If we ever get lost in the performance of bringing life to dead spirits, we will miss the point. We really have nothing to do with that. All we have before us is the task of living and acting by the promptings of the Spirit in our spirits. God never speaks to the mind; only to the spirit that lives. By His help, in varying degrees for which there is no measuring, we are able to respond to those ineffable promptings of the Spirit in our spirits. By an act of will (the biblical term is "heart") we remain steadfastly committed, and this itself is the only measure of holiness. The brain will never quite grasp it, but we remain committed to the "renewing of the mind" process whereby the intellect slowly adapts to the realization it will never make sense. Rather, the mind must be reconstructed to tolerate the uncertainty as the very foundation of righteous understanding, and to allow the spirit to rule from a divine logic too great and mighty for the brain. The thing to which we commit is not some ordered course of action, but simply to the on-going process of adaptation itself. We don't follow some law which produces some predictable result, except in the sense as a parable for something which is utterly unpredictable, utterly unknowable.
Sure, observe the Laws of God as best you can, but only as the frame of reference in which you wait on God to direct you otherwise. And not in the letter of the law, but in the best abstraction, since the Law of Moses was the specific application of the Laws of Noah for that people, in that place, at that time. The Covenant of Israel had a concrete beginning on Mount Sinai and a concrete end at the Cross. It remains to us an example which we are required to abstract for our own situation. That we cannot expect to do so with any degree of certainty should help us realize uncertainty is God's way. Only a fallen mind demands certainty; a redeemed heart seeks eternal dependence on the Father. Nothing on this earth, real or abstract, can substitute for Him.

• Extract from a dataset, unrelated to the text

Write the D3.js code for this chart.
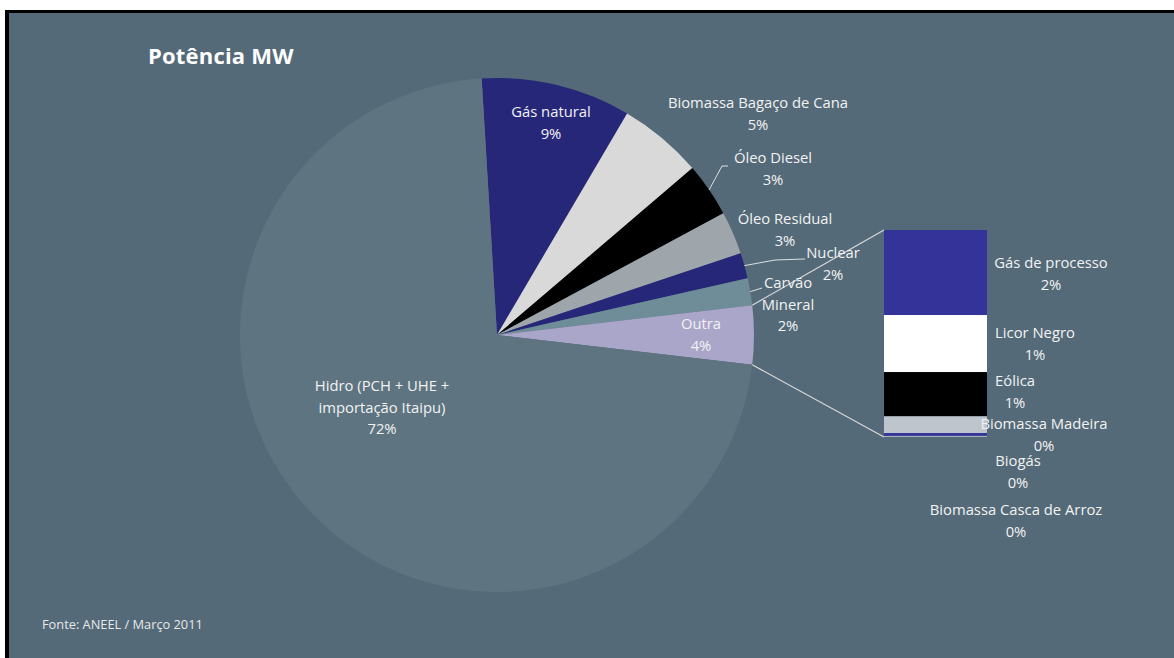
<!DOCTYPE html>
<html><head><meta charset="utf-8">
<script src="https://cdn.jsdelivr.net/npm/d3@7/dist/d3.min.js"></script>
<style>
html,body{margin:0;padding:0;background:#fff;}
svg{display:block;}
text{font-family:"Open Sans","Noto Sans",sans-serif;}
</style></head>
<body>
<svg id="c" width="1174" height="658"></svg>
<script>
// Main pie data (percent of installed power)
const mainCategories = ["Gás natural","Biomassa Bagaço de Cana","Óleo Diesel","Óleo Residual","Nuclear","Carvão Mineral","Outra","Hidro (PCH + UHE + importação Itaipu)"];
const subCategories = ["Gás de processo","Licor Negro","Eólica","Biomassa Madeira","Biogás","Biomassa Casca de Arroz"];
const subValues = [1.52,1.02,0.79,0.30,0.05,0.02];
const mainValues = [9.4,5.3,3.4,2.7,1.6,1.7,d3.sum(subValues),72.2];
const mainColors = ["#27277a","#d9d9d9","#000000","#9ea5ab","#27277a","#6f8c99","#a9a6c9","#5e7581"];
const subColors = ["#333399","#ffffff","#000000","#bfc5cc","#333399","#aab0b8"];

const svg = d3.select("#c");
svg.append("rect").attr("x",9).attr("y",12).attr("width",1165).attr("height",646).attr("fill","#546a78");
svg.append("rect").attr("x",5).attr("y",10).attr("width",4).attr("height",648).attr("fill","#000");
svg.append("rect").attr("x",5).attr("y",10).attr("width",1169).attr("height",3).attr("fill","#000");

const cx = 497, cy = 335, R = 257;
const total = d3.sum(mainValues);
const outraIdx = 6;
const before = d3.sum(mainValues.slice(0,outraIdx)) + mainValues[outraIdx]/2;
const start = Math.PI/2 - before/total*2*Math.PI;
const pie = d3.pie().sort(null).startAngle(start).endAngle(start+2*Math.PI);
const arcs = pie(mainValues);
const arc = d3.arc().innerRadius(0).outerRadius(R);
const g = svg.append("g").attr("transform",`translate(${cx},${cy})`);
g.selectAll("path").data(arcs).join("path").attr("d",arc).attr("fill",(d,i)=>mainColors[i]);

// Bar of pie
const barX = 884, barW = 103, barTop = 230, barBot = 437;
const y = d3.scaleLinear().domain([0,d3.sum(subValues)]).range([barTop,barBot]);
let acc = 0;
const stacks = subValues.map(v=>{const s={y0:acc,y1:acc+v};acc+=v;return s;});
svg.selectAll("rect.sub").data(stacks).join("rect").attr("class","sub")
  .attr("x",barX).attr("width",barW).attr("y",d=>y(d.y0)).attr("height",d=>y(d.y1)-y(d.y0))
  .attr("fill",(d,i)=>subColors[i]);

// connector lines
const oa = arcs[outraIdx];
const pt = a=>[cx+R*Math.sin(a), cy-R*Math.cos(a)];
const p1 = pt(oa.startAngle), p2 = pt(oa.endAngle);
svg.append("line").attr("x1",p1[0]).attr("y1",p1[1]).attr("x2",barX).attr("y2",barTop).attr("stroke","#d8d8d8").attr("stroke-width",1.2);
svg.append("line").attr("x1",p2[0]).attr("y1",p2[1]).attr("x2",barX).attr("y2",barBot).attr("stroke","#d8d8d8").attr("stroke-width",1.2);

const pct = d3.format(".0%");
const fs = 14.8;
function label(lines, x, yTop){
  const t = svg.append("text").attr("x",x).attr("y",yTop).attr("text-anchor","middle")
    .attr("fill","#f2f2f2").attr("font-size",fs);
  lines.forEach((l,k)=>t.append("tspan").attr("x",x).attr("dy",k?21.5:0).text(l));
}
// main labels
const mainLabelLines = [["Gás natural"],["Biomassa Bagaço de Cana"],["Óleo Diesel"],["Óleo Residual"],["Nuclear"],["Carvão","Mineral"],["Outra"],["Hidro (PCH + UHE +","importação Itaipu)"]];
const mainLabelPos = [[551,117],[758,108],[773,163],[785,224],[833,258],[788,288],[701,329],[382,391]];
mainLabelLines.forEach((ls,i)=>{
  label(ls.concat([pct(mainValues[i]/total)]), mainLabelPos[i][0], mainLabelPos[i][1]);
});
const subLabelPos = [[1051,268],[1035,338],[1015,386],[1044,429],[1018,466],[1016,515]];
subCategories.forEach((c,i)=>{
  label([c, pct(subValues[i]/total)], subLabelPos[i][0], subLabelPos[i][1]);
});

// leader lines
const lc = "#e0e0e0";
function leader(i, pts){
  const a = (arcs[i].startAngle+arcs[i].endAngle)/2;
  const p = pt(a);
  svg.append("polyline").attr("points",[p].concat(pts).map(q=>q.join(",")).join(" "))
    .attr("fill","none").attr("stroke",lc).attr("stroke-width",1);
}
leader(2,[[722,166],[728,166]]);
leader(4,[[775,260],[805,259]]);
leader(5,[[762,288]]);

// title & footer
svg.append("text").attr("x",148).attr("y",64).attr("fill","#ffffff").attr("font-size",22).attr("font-weight","bold")
  .style("letter-spacing","0.2px").text("Potência MW");
svg.append("text").attr("x",42).attr("y",629).attr("fill","#e8e8e8").attr("font-size",12.8).text("Fonte: ANEEL / Março 2011");
</script>
</body></html>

A primary meaning behind the term "Christian Mysticism" is a personal, individual direct experience with God. Even Western Christianity professes some interest in that direct experience with God Almighty. But then it goes on to deny the very logical implications of it, by rejecting the way the people of the Bible lived according to that redeemed logic. We of the Tribulation Church seek to redeem logic itself, by pulling it back to the original logic inherent in the Bible.
We spare little concern for real estate, facilities, equipment, time, food, or even people in the mainstream sense. Our focus is on simply and individually regenerating from within what God had intended. We make no pretense of any possibility of ever getting to the end of such endeavor here on this earth. We strive to divorce our minds from concerns about measurable success, but we obediently commune with each other so we can seek that sense of oneness with Him. We love instinctively. Nor do we spare much concern with the measurable effects of this struggle, because that remains the work of God alone. An increase in the number of people involved is His gift to us, not our work for Him. Since we cannot ever really know whether some other person is spiritually alive, we don't even focus on that; we don't ask people to be born-again because no one but God can make that happen. There will always be that uncertainty, and we embrace it by dismissing even the pretense of such language.
We are the Tribulation Church because tribulation is the primary defining factor of the church's existence. It comes from living in this world utterly focused on the one above.